- Set exercise:
Would you repeat the listing exactly but omit every picture?

--- Begin Recorded information ---

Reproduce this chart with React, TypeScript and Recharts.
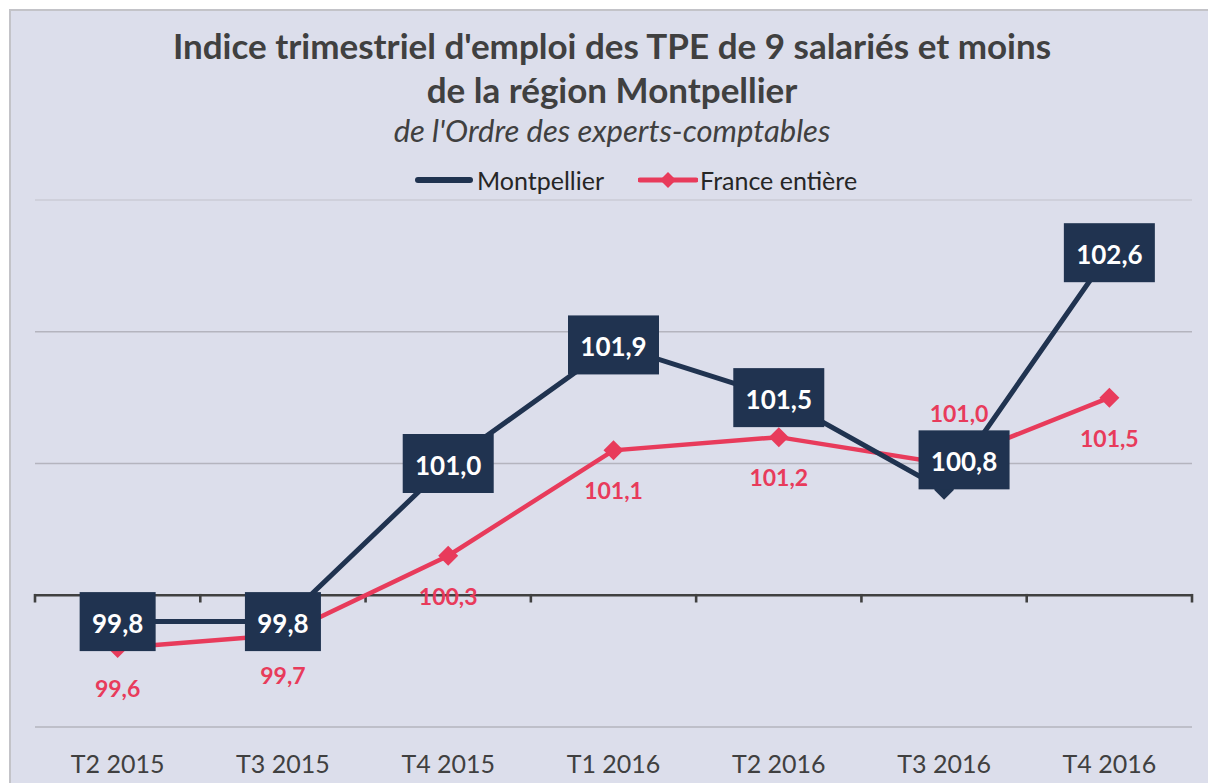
import React from 'react';
import { LineChart, Line, XAxis, YAxis, ReferenceLine, LabelList } from 'recharts';

const categories = ['T2 2015', 'T3 2015', 'T4 2015', 'T1 2016', 'T2 2016', 'T3 2016', 'T4 2016'];
const montpellier = [99.8, 99.8, 101.0, 101.9, 101.5, 100.8, 102.6];
const france = [99.6, 99.7, 100.3, 101.1, 101.2, 101.0, 101.5];
const gridValues = [99, 101, 102, 103];
const axisValue = 100;
const categoryIndex = categories.map((_, i) => i);
const boundaries = [-0.5, 0.5, 1.5, 2.5, 3.5, 4.5, 5.5, 6.5];

const data = categories.map((cat, i) => ({ i, cat, montpellier: montpellier[i], france: france[i] }));

const NAVY = '#203350';
const RED = '#e83b5b';
const TEXT = '#404040';
const BG = '#dcdeeb';
const FONT = 'Lato, "Open Sans", sans-serif';

// label placement adjustments (style only)
const navyOffset: Record<number, [number, number]> = { 5: [20, -30] };
const redOffset: Record<number, [number, number]> = { 5: [15, -51] };

const fmt = (v: number) => v.toFixed(1).replace('.', ',');

const Diamond = (color: string, r: number) => (props: any) => {
  const { cx, cy } = props;
  if (cx == null || cy == null) return null;
  return (
    <polygon
      points={`${cx},${cy - r} ${cx + r},${cy} ${cx},${cy + r} ${cx - r},${cy}`}
      fill={color}
    />
  );
};

const NavyLabel = (props: any) => {
  const { x, y, value, index } = props;
  const [dx, dy] = navyOffset[index] || [0, 0];
  const text = fmt(Number(value));
  const w = 16 + 15 * text.length;
  const h = 59;
  const cx = x + dx;
  const cy = y + dy;
  return (
    <g>
      <rect x={cx - w / 2} y={cy - h / 2} width={w} height={h} fill={NAVY} />
      <text
        x={cx}
        y={cy + 1}
        textAnchor="middle"
        dominantBaseline="central"
        fill="#ffffff"
        fontSize={26}
        fontWeight={700}
        fontFamily={FONT}
      >
        {text}
      </text>
    </g>
  );
};

const RedLabel = (props: any) => {
  const { x, y, value, index } = props;
  const [dx, dy] = redOffset[index] || [0, 40];
  return (
    <text
      x={x + dx}
      y={y + dy}
      textAnchor="middle"
      dominantBaseline="central"
      fill={RED}
      fontSize={23}
      fontWeight={700}
      fontFamily={FONT}
    >
      {fmt(Number(value))}
    </text>
  );
};

export default function App() {
  return (
    <div style={{ position: 'fixed', left: 0, top: 0, width: 1208, height: 783, background: '#ffffff', overflow: 'hidden', fontFamily: FONT }}>
      <div
        style={{
          position: 'absolute',
          left: 9,
          top: 9,
          right: 0,
          bottom: 0,
          background: BG,
          borderTop: '2px solid #c3c3c8',
          borderLeft: '2px solid #c3c3c8',
        }}
      />
      <div style={{ position: 'absolute', left: 0, top: 23, width: 1224, textAlign: 'center', color: TEXT, fontSize: 35, fontWeight: 700, lineHeight: '44px' }}>
        Indice trimestriel d'emploi des TPE de 9 salariés et moins
      </div>
      <div style={{ position: 'absolute', left: 0, top: 67, width: 1224, textAlign: 'center', color: TEXT, fontSize: 35, fontWeight: 700, lineHeight: '44px' }}>
        de la région Montpellier
      </div>
      <div style={{ position: 'absolute', left: 0, top: 111, width: 1224, textAlign: 'center', color: TEXT, fontSize: 31, fontStyle: 'italic', lineHeight: '38px' }}>
        de l'Ordre des experts-comptables
      </div>
      <div style={{ position: 'absolute', left: 415, top: 162, height: 36, display: 'flex', alignItems: 'center', color: '#262626', fontSize: 25 }}>
        <svg width={58} height={20} style={{ marginRight: 4 }}>
          <line x1={3} y1={10} x2={55} y2={10} stroke={NAVY} strokeWidth={6} strokeLinecap="round" />
        </svg>
        <span>Montpellier</span>
        <svg width={60} height={20} style={{ marginLeft: 34, marginRight: 2 }}>
          <line x1={2} y1={10} x2={58} y2={10} stroke={RED} strokeWidth={5} strokeLinecap="round" />
          <polygon points="30,2 38,10 30,18 22,10" fill={RED} />
        </svg>
        <span>France entière</span>
      </div>
      <div style={{ position: 'absolute', left: 0, top: 0 }}>
        <LineChart width={1208} height={783} data={data} margin={{ top: 200, right: 16, bottom: 0, left: 35 }}>
          <XAxis
            dataKey="i"
            type="number"
            domain={[-0.5, 6.5]}
            ticks={categoryIndex}
            tickFormatter={(v: number) => categories[v] ?? ''}
            interval={0}
            axisLine={false}
            tickLine={false}
            tickSize={6}
            tickMargin={22}
            height={56}
            allowDataOverflow
            tick={{ fontSize: 25, fill: TEXT, fontFamily: FONT }}
          />
          <YAxis type="number" domain={[99, 103]} hide allowDataOverflow />
          {gridValues.map((v) => (
            <ReferenceLine key={'g' + v} y={v} stroke={v === 103 ? '#cbcbd6' : '#b4b4be'} strokeWidth={1.3} />
          ))}
          <ReferenceLine
            segment={[
              { x: -0.5, y: axisValue },
              { x: 6.5, y: axisValue },
            ]}
            stroke={TEXT}
            strokeWidth={2.6}
          />
          {boundaries.map((b) => (
            <ReferenceLine
              key={'t' + b}
              segment={[
                { x: b, y: axisValue + 0.01 },
                { x: b, y: axisValue - 0.055 },
              ]}
              stroke={TEXT}
              strokeWidth={2.6}
              ifOverflow="visible"
            />
          ))}
          <Line
            dataKey="france"
            stroke={RED}
            strokeWidth={4.5}
            dot={Diamond(RED, 10)}
            activeDot={false}
            isAnimationActive={false}
          >
            <LabelList dataKey="france" content={RedLabel} />
          </Line>
          <Line
            dataKey="montpellier"
            stroke={NAVY}
            strokeWidth={5}
            dot={Diamond(NAVY, 10)}
            activeDot={false}
            isAnimationActive={false}
          >
            <LabelList dataKey="montpellier" content={NavyLabel} />
          </Line>
        </LineChart>
      </div>
    </div>
  );
}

--- End Recorded information ---

- Written response:
Reproduce this chart with React, TypeScript and Recharts.
import React from 'react';
import { LineChart, Line, XAxis, YAxis, ReferenceLine, LabelList } from 'recharts';

const categories = ['T2 2015', 'T3 2015', 'T4 2015', 'T1 2016', 'T2 2016', 'T3 2016', 'T4 2016'];
const montpellier = [99.8, 99.8, 101.0, 101.9, 101.5, 100.8, 102.6];
const france = [99.6, 99.7, 100.3, 101.1, 101.2, 101.0, 101.5];
const gridValues = [99, 101, 102, 103];
const axisValue = 100;
const categoryIndex = categories.map((_, i) => i);
const boundaries = [-0.5, 0.5, 1.5, 2.5, 3.5, 4.5, 5.5, 6.5];

const data = categories.map((cat, i) => ({ i, cat, montpellier: montpellier[i], france: france[i] }));

const NAVY = '#203350';
const RED = '#e83b5b';
const TEXT = '#404040';
const BG = '#dcdeeb';
const FONT = 'Lato, "Open Sans", sans-serif';

// label placement adjustments (style only)
const navyOffset: Record<number, [number, number]> = { 5: [20, -30] };
const redOffset: Record<number, [number, number]> = { 5: [15, -51] };

const fmt = (v: number) => v.toFixed(1).replace('.', ',');

const Diamond = (color: string, r: number) => (props: any) => {
  const { cx, cy } = props;
  if (cx == null || cy == null) return null;
  return (
    <polygon
      points={`${cx},${cy - r} ${cx + r},${cy} ${cx},${cy + r} ${cx - r},${cy}`}
      fill={color}
    />
  );
};

const NavyLabel = (props: any) => {
  const { x, y, value, index } = props;
  const [dx, dy] = navyOffset[index] || [0, 0];
  const text = fmt(Number(value));
  const w = 16 + 15 * text.length;
  const h = 59;
  const cx = x + dx;
  const cy = y + dy;
  return (
    <g>
      <rect x={cx - w / 2} y={cy - h / 2} width={w} height={h} fill={NAVY} />
      <text
        x={cx}
        y={cy + 1}
        textAnchor="middle"
        dominantBaseline="central"
        fill="#ffffff"
        fontSize={26}
        fontWeight={700}
        fontFamily={FONT}
      >
        {text}
      </text>
    </g>
  );
};

const RedLabel = (props: any) => {
  const { x, y, value, index } = props;
  const [dx, dy] = redOffset[index] || [0, 40];
  return (
    <text
      x={x + dx}
      y={y + dy}
      textAnchor="middle"
      dominantBaseline="central"
      fill={RED}
      fontSize={23}
      fontWeight={700}
      fontFamily={FONT}
    >
      {fmt(Number(value))}
    </text>
  );
};

export default function App() {
  return (
    <div style={{ position: 'fixed', left: 0, top: 0, width: 1208, height: 783, background: '#ffffff', overflow: 'hidden', fontFamily: FONT }}>
      <div
        style={{
          position: 'absolute',
          left: 9,
          top: 9,
          right: 0,
          bottom: 0,
          background: BG,
          borderTop: '2px solid #c3c3c8',
          borderLeft: '2px solid #c3c3c8',
        }}
      />
      <div style={{ position: 'absolute', left: 0, top: 23, width: 1224, textAlign: 'center', color: TEXT, fontSize: 35, fontWeight: 700, lineHeight: '44px' }}>
        Indice trimestriel d'emploi des TPE de 9 salariés et moins
      </div>
      <div style={{ position: 'absolute', left: 0, top: 67, width: 1224, textAlign: 'center', color: TEXT, fontSize: 35, fontWeight: 700, lineHeight: '44px' }}>
        de la région Montpellier
      </div>
      <div style={{ position: 'absolute', left: 0, top: 111, width: 1224, textAlign: 'center', color: TEXT, fontSize: 31, fontStyle: 'italic', lineHeight: '38px' }}>
        de l'Ordre des experts-comptables
      </div>
      <div style={{ position: 'absolute', left: 415, top: 162, height: 36, display: 'flex', alignItems: 'center', color: '#262626', fontSize: 25 }}>
        <svg width={58} height={20} style={{ marginRight: 4 }}>
          <line x1={3} y1={10} x2={55} y2={10} stroke={NAVY} strokeWidth={6} strokeLinecap="round" />
        </svg>
        <span>Montpellier</span>
        <svg width={60} height={20} style={{ marginLeft: 34, marginRight: 2 }}>
          <line x1={2} y1={10} x2={58} y2={10} stroke={RED} strokeWidth={5} strokeLinecap="round" />
          <polygon points="30,2 38,10 30,18 22,10" fill={RED} />
        </svg>
        <span>France entière</span>
      </div>
      <div style={{ position: 'absolute', left: 0, top: 0 }}>
        <LineChart width={1208} height={783} data={data} margin={{ top: 200, right: 16, bottom: 0, left: 35 }}>
          <XAxis
            dataKey="i"
            type="number"
            domain={[-0.5, 6.5]}
            ticks={categoryIndex}
            tickFormatter={(v: number) => categories[v] ?? ''}
            interval={0}
            axisLine={false}
            tickLine={false}
            tickSize={6}
            tickMargin={22}
            height={56}
            allowDataOverflow
            tick={{ fontSize: 25, fill: TEXT, fontFamily: FONT }}
          />
          <YAxis type="number" domain={[99, 103]} hide allowDataOverflow />
          {gridValues.map((v) => (
            <ReferenceLine key={'g' + v} y={v} stroke={v === 103 ? '#cbcbd6' : '#b4b4be'} strokeWidth={1.3} />
          ))}
          <ReferenceLine
            segment={[
              { x: -0.5, y: axisValue },
              { x: 6.5, y: axisValue },
            ]}
            stroke={TEXT}
            strokeWidth={2.6}
          />
          {boundaries.map((b) => (
            <ReferenceLine
              key={'t' + b}
              segment={[
                { x: b, y: axisValue + 0.01 },
                { x: b, y: axisValue - 0.055 },
              ]}
              stroke={TEXT}
              strokeWidth={2.6}
              ifOverflow="visible"
            />
          ))}
          <Line
            dataKey="france"
            stroke={RED}
            strokeWidth={4.5}
            dot={Diamond(RED, 10)}
            activeDot={false}
            isAnimationActive={false}
          >
            <LabelList dataKey="france" content={RedLabel} />
          </Line>
          <Line
            dataKey="montpellier"
            stroke={NAVY}
            strokeWidth={5}
            dot={Diamond(NAVY, 10)}
            activeDot={false}
            isAnimationActive={false}
          >
            <LabelList dataKey="montpellier" content={NavyLabel} />
          </Line>
        </LineChart>
      </div>
    </div>
  );
}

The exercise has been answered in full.